** Begin **
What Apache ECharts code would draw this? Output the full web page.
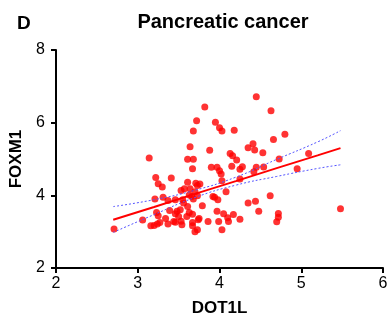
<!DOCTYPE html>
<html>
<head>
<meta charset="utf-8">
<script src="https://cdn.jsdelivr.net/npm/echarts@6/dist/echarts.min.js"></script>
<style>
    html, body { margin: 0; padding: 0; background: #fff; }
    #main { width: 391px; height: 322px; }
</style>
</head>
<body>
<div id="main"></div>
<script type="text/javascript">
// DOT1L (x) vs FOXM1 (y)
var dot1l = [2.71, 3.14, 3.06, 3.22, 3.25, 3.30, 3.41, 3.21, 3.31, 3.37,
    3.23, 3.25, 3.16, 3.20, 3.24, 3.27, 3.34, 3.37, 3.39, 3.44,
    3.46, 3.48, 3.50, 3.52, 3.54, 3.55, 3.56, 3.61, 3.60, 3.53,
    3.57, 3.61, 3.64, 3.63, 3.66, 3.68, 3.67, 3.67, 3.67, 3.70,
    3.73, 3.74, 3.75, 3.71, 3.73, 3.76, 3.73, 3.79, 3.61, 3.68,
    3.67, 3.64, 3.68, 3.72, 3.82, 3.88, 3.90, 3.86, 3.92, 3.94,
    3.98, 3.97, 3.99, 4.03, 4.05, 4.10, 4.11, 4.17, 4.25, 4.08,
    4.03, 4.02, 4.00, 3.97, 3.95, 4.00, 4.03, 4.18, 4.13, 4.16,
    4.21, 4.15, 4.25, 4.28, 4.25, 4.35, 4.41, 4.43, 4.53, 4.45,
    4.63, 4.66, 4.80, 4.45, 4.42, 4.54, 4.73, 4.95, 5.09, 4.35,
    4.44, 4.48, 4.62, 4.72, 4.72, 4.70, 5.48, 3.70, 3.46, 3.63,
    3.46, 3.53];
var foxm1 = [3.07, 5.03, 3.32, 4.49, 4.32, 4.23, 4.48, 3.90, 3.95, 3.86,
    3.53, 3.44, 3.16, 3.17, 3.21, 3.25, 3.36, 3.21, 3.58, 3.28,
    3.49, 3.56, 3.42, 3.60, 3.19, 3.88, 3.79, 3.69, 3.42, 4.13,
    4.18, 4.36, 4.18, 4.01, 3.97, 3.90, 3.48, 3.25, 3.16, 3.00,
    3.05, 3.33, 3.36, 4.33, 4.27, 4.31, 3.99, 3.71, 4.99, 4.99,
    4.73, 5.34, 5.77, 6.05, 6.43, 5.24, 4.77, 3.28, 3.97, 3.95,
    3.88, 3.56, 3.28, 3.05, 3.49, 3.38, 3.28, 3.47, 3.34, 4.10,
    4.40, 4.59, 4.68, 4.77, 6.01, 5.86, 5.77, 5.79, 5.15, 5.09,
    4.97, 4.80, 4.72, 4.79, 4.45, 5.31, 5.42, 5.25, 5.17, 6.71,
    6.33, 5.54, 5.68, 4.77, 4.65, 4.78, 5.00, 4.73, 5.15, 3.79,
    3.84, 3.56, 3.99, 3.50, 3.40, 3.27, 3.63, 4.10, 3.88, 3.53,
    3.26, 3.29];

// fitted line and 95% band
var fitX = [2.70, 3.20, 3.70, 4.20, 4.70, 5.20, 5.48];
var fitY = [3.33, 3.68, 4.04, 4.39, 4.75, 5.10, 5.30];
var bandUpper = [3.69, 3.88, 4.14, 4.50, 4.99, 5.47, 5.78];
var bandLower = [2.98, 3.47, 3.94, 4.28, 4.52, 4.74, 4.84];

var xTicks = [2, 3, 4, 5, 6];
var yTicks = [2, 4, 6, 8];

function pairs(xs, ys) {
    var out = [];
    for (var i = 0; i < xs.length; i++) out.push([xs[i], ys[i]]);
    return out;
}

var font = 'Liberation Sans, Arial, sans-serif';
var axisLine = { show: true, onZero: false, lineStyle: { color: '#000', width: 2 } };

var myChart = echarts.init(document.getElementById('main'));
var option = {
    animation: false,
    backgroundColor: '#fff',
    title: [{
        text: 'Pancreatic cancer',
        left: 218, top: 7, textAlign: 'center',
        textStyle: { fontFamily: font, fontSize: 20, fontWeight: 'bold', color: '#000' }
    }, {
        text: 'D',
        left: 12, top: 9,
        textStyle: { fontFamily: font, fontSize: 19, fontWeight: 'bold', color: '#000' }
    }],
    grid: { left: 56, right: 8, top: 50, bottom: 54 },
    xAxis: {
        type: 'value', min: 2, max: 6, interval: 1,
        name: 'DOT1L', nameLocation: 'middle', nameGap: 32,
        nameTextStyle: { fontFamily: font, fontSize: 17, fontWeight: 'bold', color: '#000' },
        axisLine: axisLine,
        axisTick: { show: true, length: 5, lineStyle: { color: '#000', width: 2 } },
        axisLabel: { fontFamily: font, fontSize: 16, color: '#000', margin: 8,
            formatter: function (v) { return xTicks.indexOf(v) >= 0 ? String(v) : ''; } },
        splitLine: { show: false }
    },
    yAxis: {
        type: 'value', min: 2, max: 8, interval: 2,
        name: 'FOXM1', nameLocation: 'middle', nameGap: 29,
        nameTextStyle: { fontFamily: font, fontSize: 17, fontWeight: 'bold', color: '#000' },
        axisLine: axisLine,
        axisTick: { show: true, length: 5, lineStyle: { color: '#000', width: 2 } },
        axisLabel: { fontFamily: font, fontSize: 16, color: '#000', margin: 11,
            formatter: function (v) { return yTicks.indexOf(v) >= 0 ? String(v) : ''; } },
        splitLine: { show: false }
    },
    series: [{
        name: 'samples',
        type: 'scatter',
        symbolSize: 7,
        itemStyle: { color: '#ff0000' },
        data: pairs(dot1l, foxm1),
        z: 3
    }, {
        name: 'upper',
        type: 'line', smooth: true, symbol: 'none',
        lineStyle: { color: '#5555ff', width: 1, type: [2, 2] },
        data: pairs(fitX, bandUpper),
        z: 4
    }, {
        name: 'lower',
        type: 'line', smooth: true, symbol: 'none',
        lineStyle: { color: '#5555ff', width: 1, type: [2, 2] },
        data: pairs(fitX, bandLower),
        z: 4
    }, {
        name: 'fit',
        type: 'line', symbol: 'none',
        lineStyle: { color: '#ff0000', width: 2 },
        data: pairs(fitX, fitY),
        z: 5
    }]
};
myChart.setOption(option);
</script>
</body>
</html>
** End **
Stated task: Leaving out the pictures, repeat the data above exactly.

Solved problem:
What Apache ECharts code would draw this? Output the full web page.
<!DOCTYPE html>
<html>
<head>
<meta charset="utf-8">
<script src="https://cdn.jsdelivr.net/npm/echarts@6/dist/echarts.min.js"></script>
<style>
    html, body { margin: 0; padding: 0; background: #fff; }
    #main { width: 391px; height: 322px; }
</style>
</head>
<body>
<div id="main"></div>
<script type="text/javascript">
// DOT1L (x) vs FOXM1 (y)
var dot1l = [2.71, 3.14, 3.06, 3.22, 3.25, 3.30, 3.41, 3.21, 3.31, 3.37,
    3.23, 3.25, 3.16, 3.20, 3.24, 3.27, 3.34, 3.37, 3.39, 3.44,
    3.46, 3.48, 3.50, 3.52, 3.54, 3.55, 3.56, 3.61, 3.60, 3.53,
    3.57, 3.61, 3.64, 3.63, 3.66, 3.68, 3.67, 3.67, 3.67, 3.70,
    3.73, 3.74, 3.75, 3.71, 3.73, 3.76, 3.73, 3.79, 3.61, 3.68,
    3.67, 3.64, 3.68, 3.72, 3.82, 3.88, 3.90, 3.86, 3.92, 3.94,
    3.98, 3.97, 3.99, 4.03, 4.05, 4.10, 4.11, 4.17, 4.25, 4.08,
    4.03, 4.02, 4.00, 3.97, 3.95, 4.00, 4.03, 4.18, 4.13, 4.16,
    4.21, 4.15, 4.25, 4.28, 4.25, 4.35, 4.41, 4.43, 4.53, 4.45,
    4.63, 4.66, 4.80, 4.45, 4.42, 4.54, 4.73, 4.95, 5.09, 4.35,
    4.44, 4.48, 4.62, 4.72, 4.72, 4.70, 5.48, 3.70, 3.46, 3.63,
    3.46, 3.53];
var foxm1 = [3.07, 5.03, 3.32, 4.49, 4.32, 4.23, 4.48, 3.90, 3.95, 3.86,
    3.53, 3.44, 3.16, 3.17, 3.21, 3.25, 3.36, 3.21, 3.58, 3.28,
    3.49, 3.56, 3.42, 3.60, 3.19, 3.88, 3.79, 3.69, 3.42, 4.13,
    4.18, 4.36, 4.18, 4.01, 3.97, 3.90, 3.48, 3.25, 3.16, 3.00,
    3.05, 3.33, 3.36, 4.33, 4.27, 4.31, 3.99, 3.71, 4.99, 4.99,
    4.73, 5.34, 5.77, 6.05, 6.43, 5.24, 4.77, 3.28, 3.97, 3.95,
    3.88, 3.56, 3.28, 3.05, 3.49, 3.38, 3.28, 3.47, 3.34, 4.10,
    4.40, 4.59, 4.68, 4.77, 6.01, 5.86, 5.77, 5.79, 5.15, 5.09,
    4.97, 4.80, 4.72, 4.79, 4.45, 5.31, 5.42, 5.25, 5.17, 6.71,
    6.33, 5.54, 5.68, 4.77, 4.65, 4.78, 5.00, 4.73, 5.15, 3.79,
    3.84, 3.56, 3.99, 3.50, 3.40, 3.27, 3.63, 4.10, 3.88, 3.53,
    3.26, 3.29];

// fitted line and 95% band
var fitX = [2.70, 3.20, 3.70, 4.20, 4.70, 5.20, 5.48];
var fitY = [3.33, 3.68, 4.04, 4.39, 4.75, 5.10, 5.30];
var bandUpper = [3.69, 3.88, 4.14, 4.50, 4.99, 5.47, 5.78];
var bandLower = [2.98, 3.47, 3.94, 4.28, 4.52, 4.74, 4.84];

var xTicks = [2, 3, 4, 5, 6];
var yTicks = [2, 4, 6, 8];

function pairs(xs, ys) {
    var out = [];
    for (var i = 0; i < xs.length; i++) out.push([xs[i], ys[i]]);
    return out;
}

var font = 'Liberation Sans, Arial, sans-serif';
var axisLine = { show: true, onZero: false, lineStyle: { color: '#000', width: 2 } };

var myChart = echarts.init(document.getElementById('main'));
var option = {
    animation: false,
    backgroundColor: '#fff',
    title: [{
        text: 'Pancreatic cancer',
        left: 218, top: 7, textAlign: 'center',
        textStyle: { fontFamily: font, fontSize: 20, fontWeight: 'bold', color: '#000' }
    }, {
        text: 'D',
        left: 12, top: 9,
        textStyle: { fontFamily: font, fontSize: 19, fontWeight: 'bold', color: '#000' }
    }],
    grid: { left: 56, right: 8, top: 50, bottom: 54 },
    xAxis: {
        type: 'value', min: 2, max: 6, interval: 1,
        name: 'DOT1L', nameLocation: 'middle', nameGap: 32,
        nameTextStyle: { fontFamily: font, fontSize: 17, fontWeight: 'bold', color: '#000' },
        axisLine: axisLine,
        axisTick: { show: true, length: 5, lineStyle: { color: '#000', width: 2 } },
        axisLabel: { fontFamily: font, fontSize: 16, color: '#000', margin: 8,
            formatter: function (v) { return xTicks.indexOf(v) >= 0 ? String(v) : ''; } },
        splitLine: { show: false }
    },
    yAxis: {
        type: 'value', min: 2, max: 8, interval: 2,
        name: 'FOXM1', nameLocation: 'middle', nameGap: 29,
        nameTextStyle: { fontFamily: font, fontSize: 17, fontWeight: 'bold', color: '#000' },
        axisLine: axisLine,
        axisTick: { show: true, length: 5, lineStyle: { color: '#000', width: 2 } },
        axisLabel: { fontFamily: font, fontSize: 16, color: '#000', margin: 11,
            formatter: function (v) { return yTicks.indexOf(v) >= 0 ? String(v) : ''; } },
        splitLine: { show: false }
    },
    series: [{
        name: 'samples',
        type: 'scatter',
        symbolSize: 7,
        itemStyle: { color: '#ff0000' },
        data: pairs(dot1l, foxm1),
        z: 3
    }, {
        name: 'upper',
        type: 'line', smooth: true, symbol: 'none',
        lineStyle: { color: '#5555ff', width: 1, type: [2, 2] },
        data: pairs(fitX, bandUpper),
        z: 4
    }, {
        name: 'lower',
        type: 'line', smooth: true, symbol: 'none',
        lineStyle: { color: '#5555ff', width: 1, type: [2, 2] },
        data: pairs(fitX, bandLower),
        z: 4
    }, {
        name: 'fit',
        type: 'line', symbol: 'none',
        lineStyle: { color: '#ff0000', width: 2 },
        data: pairs(fitX, fitY),
        z: 5
    }]
};
myChart.setOption(option);
</script>
</body>
</html>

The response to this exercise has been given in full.